Adaptation is key for the survival of London’s secondary retail parades

Halfway through 2025, London’s secondary retail parades are in somewhat of a flux. While prime retail locations remain strong with high demand and stable rents, secondary parades—those smaller, local clusters of shops are facing a tougher market. Agents familiar with these markets have reported overall relatively stagnant values, with little fluctuation from years gone by.

Demand is patchy. Some parades, especially in less affluent or oversupplied areas, continue to see falling rents and higher vacancies. However, with prime rents rising, some occupiers, especially independents and service-based businesses are being priced out and turning to secondary spots.

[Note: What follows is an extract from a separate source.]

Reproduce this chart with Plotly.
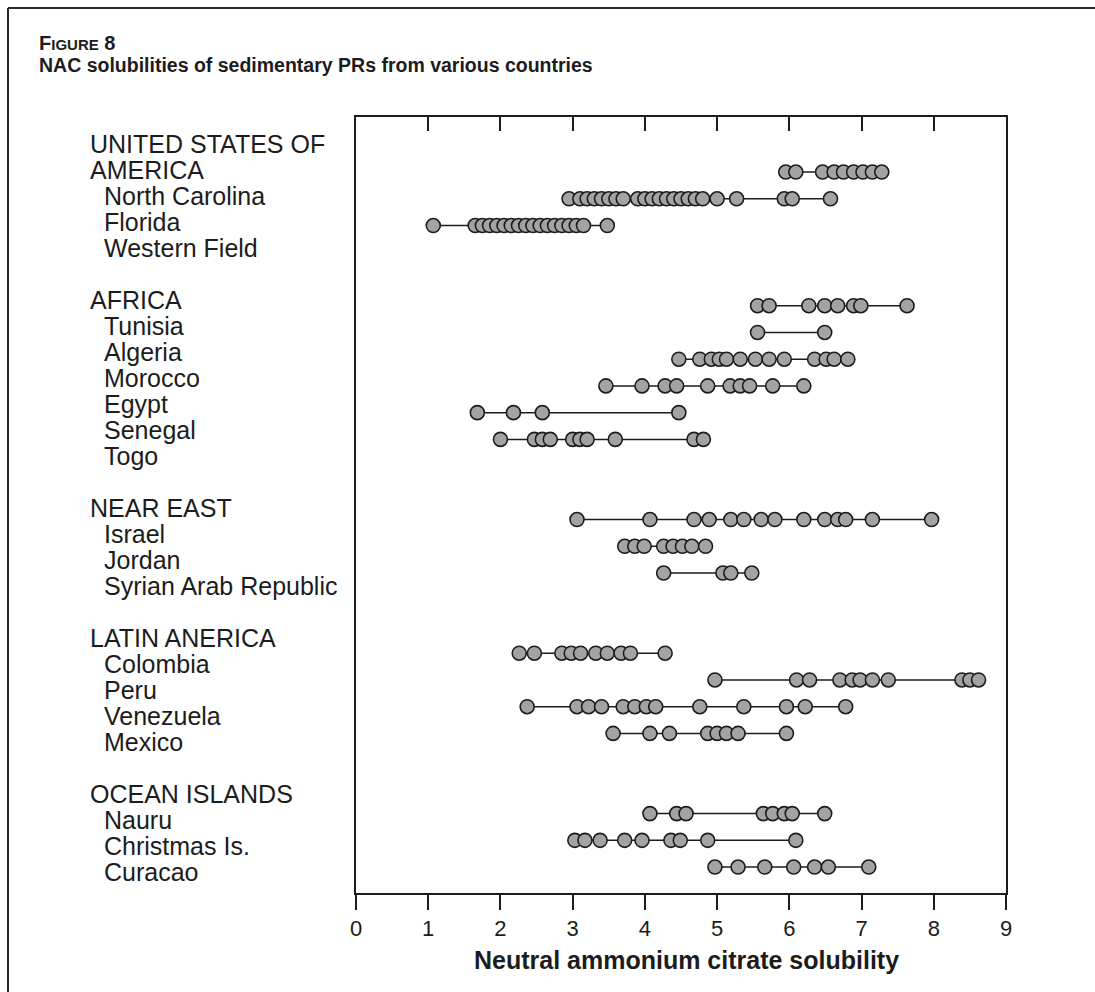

Investor interest is cautious. Larger businesses are sticking to prime areas, but local investors are picking up well-located secondary parades at discounts, hoping to add value. Properties that have scope for upwards development (primarily to residential flats) or reconfiguration towards the same, often attract keen interest and subsequent yields. Outside of this, what is most important to these prospectors is location, tenant mix, and a landlord willing to invest in upgrades.

Southwark Park Road, SE16

The best-performing parades are evolving, replacing traditional shops with cafés, wellness spaces, and experiential services. The worst are still struggling, with empty units and little footfall.

In short, secondary retail in London isn’t booming, but it’s not dead. It’s going through a transition phase, and we expect the winners to be those who adapt fastest.